The Problem with Tokenization in LLMs

Before text is sent to the LLM for generation, it is tokenized. Tokens are how the model sees the input — single characters, words, parts of words, or other segments of text or code. Each model does this step differently. For example, GPT models use Byte Pair Encoding (BPE).

Tokens get assigned an id in the tokenizer’s vocabulary, a numerical identifier that ties together the number with the corresponding string. For example, “Matt” is encoded as token number [13448] in GPT. “Matt Rickard” is encoded as three tokens, “Matt”, “ Rick”, “ard” with ids [13448, 8759, 446] (plausibly because “Matt is common enough to be a token in GPT-3’s 14 million string vocabulary, but “Rickard” is not.

Cases are treated completely separately. Different cases of words are treated as different tokens. “hello” is token [31373], “Hello” is [15496], and “HELLO” is three tokens [13909, 3069, 46] (“HE”, “EL”, “O”).

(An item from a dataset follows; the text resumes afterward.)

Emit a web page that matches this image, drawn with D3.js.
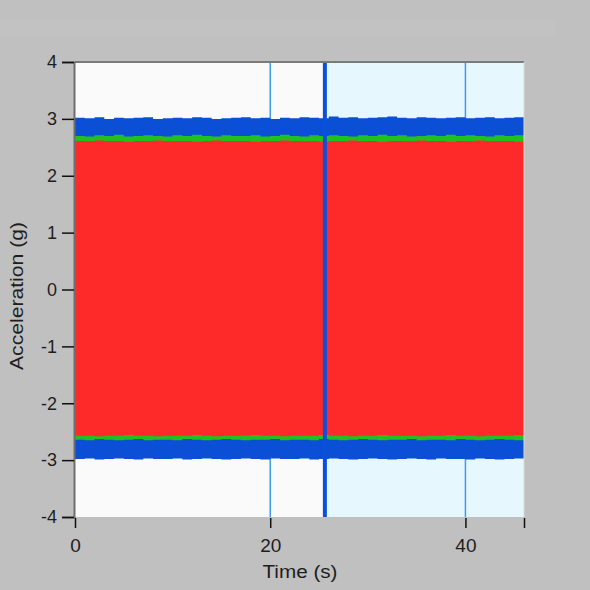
<!DOCTYPE html>
<html>
<head>
<meta charset="utf-8">
<script src="https://cdn.jsdelivr.net/npm/d3@7"></script>
<style>
  html, body { margin: 0; padding: 0; background: #c0c0c0; }
  svg { display: block; font-family: "Liberation Sans", Arial, sans-serif; }
</style>
</head>
<body>
<script>
// one envelope value per 1 s bin
var timeBins = d3.range(0, 46);
var blueMax = [3.02,3.01,3.03,3.00,3.02,3.01,3.02,3.03,3.00,3.01,3.02,3.01,3.03,3.02,3.00,3.01,3.02,3.03,3.01,3.02,3.00,3.02,3.01,3.03,3.02,3.01,3.04,3.02,3.03,3.01,3.02,3.03,3.04,3.02,3.01,3.03,3.02,3.01,3.02,3.03,3.01,3.02,3.03,3.01,3.02,3.03];
var blueMin = [-2.98,-2.97,-2.99,-2.98,-2.97,-2.98,-2.99,-2.97,-2.98,-2.98,-2.97,-2.99,-2.98,-2.97,-2.98,-2.99,-2.98,-2.97,-2.98,-2.99,-2.97,-2.98,-2.98,-2.97,-2.99,-2.98,-2.97,-2.98,-2.99,-2.98,-2.97,-2.98,-2.99,-2.98,-2.97,-2.98,-2.99,-2.97,-2.98,-2.98,-2.99,-2.97,-2.98,-2.99,-2.98,-2.97];
var greenMax = [2.70,2.69,2.71,2.70,2.72,2.69,2.70,2.71,2.70,2.69,2.71,2.70,2.72,2.70,2.69,2.71,2.70,2.70,2.71,2.69,2.70,2.72,2.70,2.69,2.71,2.70,2.71,2.70,2.69,2.71,2.70,2.72,2.70,2.71,2.69,2.70,2.71,2.70,2.72,2.70,2.71,2.70,2.69,2.71,2.70,2.71];
var greenMin = [-2.64,-2.65,-2.63,-2.64,-2.65,-2.64,-2.63,-2.65,-2.64,-2.64,-2.65,-2.63,-2.64,-2.65,-2.64,-2.63,-2.64,-2.65,-2.64,-2.64,-2.63,-2.65,-2.64,-2.64,-2.65,-2.63,-2.64,-2.65,-2.64,-2.63,-2.64,-2.65,-2.64,-2.64,-2.63,-2.65,-2.64,-2.64,-2.65,-2.63,-2.64,-2.65,-2.64,-2.63,-2.64,-2.65];
var redMax = [2.61,2.61,2.62,2.61,2.61,2.60,2.61,2.61,2.62,2.61,2.61,2.61,2.60,2.61,2.62,2.61,2.61,2.61,2.60,2.61,2.61,2.62,2.61,2.61,2.61,2.60,2.61,2.61,2.62,2.61,2.61,2.60,2.61,2.61,2.61,2.62,2.61,2.61,2.60,2.61,2.61,2.62,2.61,2.61,2.61,2.60];
var redMin = [-2.57,-2.57,-2.58,-2.57,-2.57,-2.56,-2.57,-2.57,-2.58,-2.57,-2.57,-2.57,-2.56,-2.57,-2.58,-2.57,-2.57,-2.57,-2.56,-2.57,-2.57,-2.58,-2.57,-2.57,-2.57,-2.56,-2.57,-2.57,-2.58,-2.57,-2.57,-2.56,-2.57,-2.57,-2.57,-2.58,-2.57,-2.57,-2.56,-2.57,-2.57,-2.58,-2.57,-2.57,-2.57,-2.56];

var xTicks = [0, 20, 40];
var yTicks = [-4, -3, -2, -1, 0, 1, 2, 3, 4];
var gridTimes = [20, 40];
var cursorTime = 25.6;
var timeEnd = 46;

var W = 590, H = 590;
var margin = { top: 62, right: 66, bottom: 73, left: 75 };

var svg = d3.select('body').append('svg')
  .attr('width', W)
  .attr('height', H);

svg.append('rect').attr('x', 0).attr('y', 0).attr('width', W).attr('height', H).attr('fill', '#c0c0c0');
svg.append('rect').attr('x', 0).attr('y', 20).attr('width', 555).attr('height', 16).attr('fill', '#c2c2c2');

var x = d3.scaleLinear().domain([0, timeEnd]).range([margin.left, W - margin.right]);
var y = d3.scaleLinear().domain([-4, 4]).range([H - margin.bottom, margin.top]);

// plot backgrounds: before and after the cursor
svg.append('rect')
  .attr('x', x(0)).attr('y', y(4))
  .attr('width', x(cursorTime) - x(0)).attr('height', y(-4) - y(4))
  .attr('fill', '#fafafa');
svg.append('rect')
  .attr('x', x(cursorTime)).attr('y', y(4))
  .attr('width', x(timeEnd) - x(cursorTime)).attr('height', y(-4) - y(4))
  .attr('fill', '#e6f8fe');

svg.selectAll('line.grid')
  .data(gridTimes)
  .enter().append('line')
  .attr('class', 'grid')
  .attr('x1', d => x(d)).attr('x2', d => x(d))
  .attr('y1', y(4)).attr('y2', y(-4))
  .attr('stroke', '#3d9bf5')
  .attr('stroke-width', 1.5);

function band(maxArr, minArr, color) {
  var pts = timeBins.map((t, i) => ({ t: t, hi: maxArr[i], lo: minArr[i] }));
  pts.push({ t: timeEnd, hi: maxArr[maxArr.length - 1], lo: minArr[minArr.length - 1] });
  var area = d3.area()
    .curve(d3.curveStepAfter)
    .x(d => x(d.t))
    .y0(d => y(d.lo))
    .y1(d => y(d.hi));
  svg.append('path')
    .datum(pts)
    .attr('d', area)
    .attr('fill', color);
}

band(blueMax, blueMin, '#0a4fd6');
band(greenMax, greenMin, '#22c01e');
band(redMax, redMin, '#fe2a2a');

// cursor
svg.append('line')
  .attr('x1', x(cursorTime)).attr('x2', x(cursorTime))
  .attr('y1', y(4)).attr('y2', y(-4))
  .attr('stroke', '#0a50dc')
  .attr('stroke-width', 4);

// frame
svg.append('line')
  .attr('x1', x(0)).attr('x2', x(timeEnd))
  .attr('y1', y(4)).attr('y2', y(4))
  .attr('stroke', '#7a7a7a').attr('stroke-width', 2);
svg.append('line')
  .attr('x1', x(timeEnd)).attr('x2', x(timeEnd))
  .attr('y1', y(4)).attr('y2', y(-4))
  .attr('stroke', '#d8d8d8').attr('stroke-width', 1);

// y axis
var yAxis = svg.append('g')
  .attr('transform', 'translate(' + (x(0) - 1) + ',0)')
  .call(d3.axisLeft(y).tickValues(yTicks).tickSize(12).tickPadding(5).tickFormat(d3.format('d')));
yAxis.select('.domain').attr('stroke', '#6e6e6e').attr('stroke-width', 2);
yAxis.selectAll('.tick line').attr('stroke', '#111').attr('stroke-width', 1.5);
yAxis.selectAll('.tick text')
  .attr('font-size', 18)
  .attr('fill', '#1e1e1e')
  .text(d => d < 0 ? '-' + Math.abs(d) : d);

// x axis, offset below the plot
var xAxis = svg.append('g')
  .attr('transform', 'translate(0,' + (y(-4) + 1) + ')')
  .call(d3.axisBottom(x).tickValues(xTicks.concat([timeEnd])).tickSize(10).tickPadding(11)
    .tickFormat(d => xTicks.indexOf(d) >= 0 ? d : ''));
xAxis.select('.domain').remove();
xAxis.selectAll('.tick line').attr('stroke', '#111').attr('stroke-width', 1.5);
xAxis.selectAll('.tick text').attr('font-size', 19).attr('fill', '#1e1e1e');

svg.append('text')
  .attr('x', (x(0) + x(timeEnd)) / 2 + 0.5)
  .attr('y', 578)
  .attr('text-anchor', 'middle')
  .attr('font-size', 18)
  .attr('textLength', 75)
  .attr('lengthAdjust', 'spacingAndGlyphs')
  .attr('fill', '#1e1e1e')
  .text('Time (s)');

svg.append('text')
  .attr('transform', 'translate(23,296) rotate(-90)')
  .attr('text-anchor', 'middle')
  .attr('font-size', 18)
  .attr('textLength', 148)
  .attr('lengthAdjust', 'spacingAndGlyphs')
  .attr('fill', '#1e1e1e')
  .text('Acceleration (g)');
</script>
</body>
</html>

Digits are chunked inconsistently. The value “380” is tokenized as a single “380” token in GPT. But “381” is represented as two tokens [“38”, “1”]. “382” is again two tokens, but “383” is a single token [“383”]. Some tokenization of four digit numbers: [“3000”], [“3”, “100”], [“35”, “00”], [“4”, “500”]. This could be why GPT-based models aren’t always great at math. This also makes GPTs bad at word manipulation (e.g., reverse this word).

Trailing whitespace. Some tokens have whitespace. This leads to interesting behavior with prompts and also completion. For example, “once upon a “ with the trailing whitespace is encoded as [“once”, “ upon”, “ a”, “ “]. However, “once upon a time” is encoded as [“once”, “ upon”, “ a”, “ time”]. Adding the whitespace to your prompt will affect the probability that “ time” will be the next token (because “ time” is a single token with the whitespace.

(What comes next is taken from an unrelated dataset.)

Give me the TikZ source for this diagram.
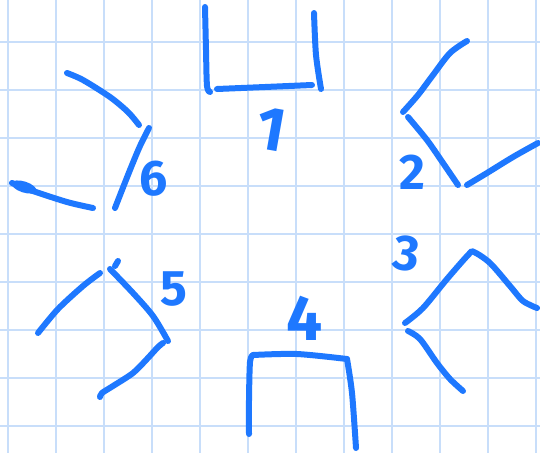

Tokenization is model-specific. Tokenizers have to be trained for different models. Even though LLaMa uses BPE, the tokens differ from ChatGPT. This complicates pre-processing and multi-modal modeling.

You can play around with OpenAI’s tokenizer used in GPT models here. There’s also some work being done on byte sequences (Predicting Million-byte Sequences with Multiscale Transformers).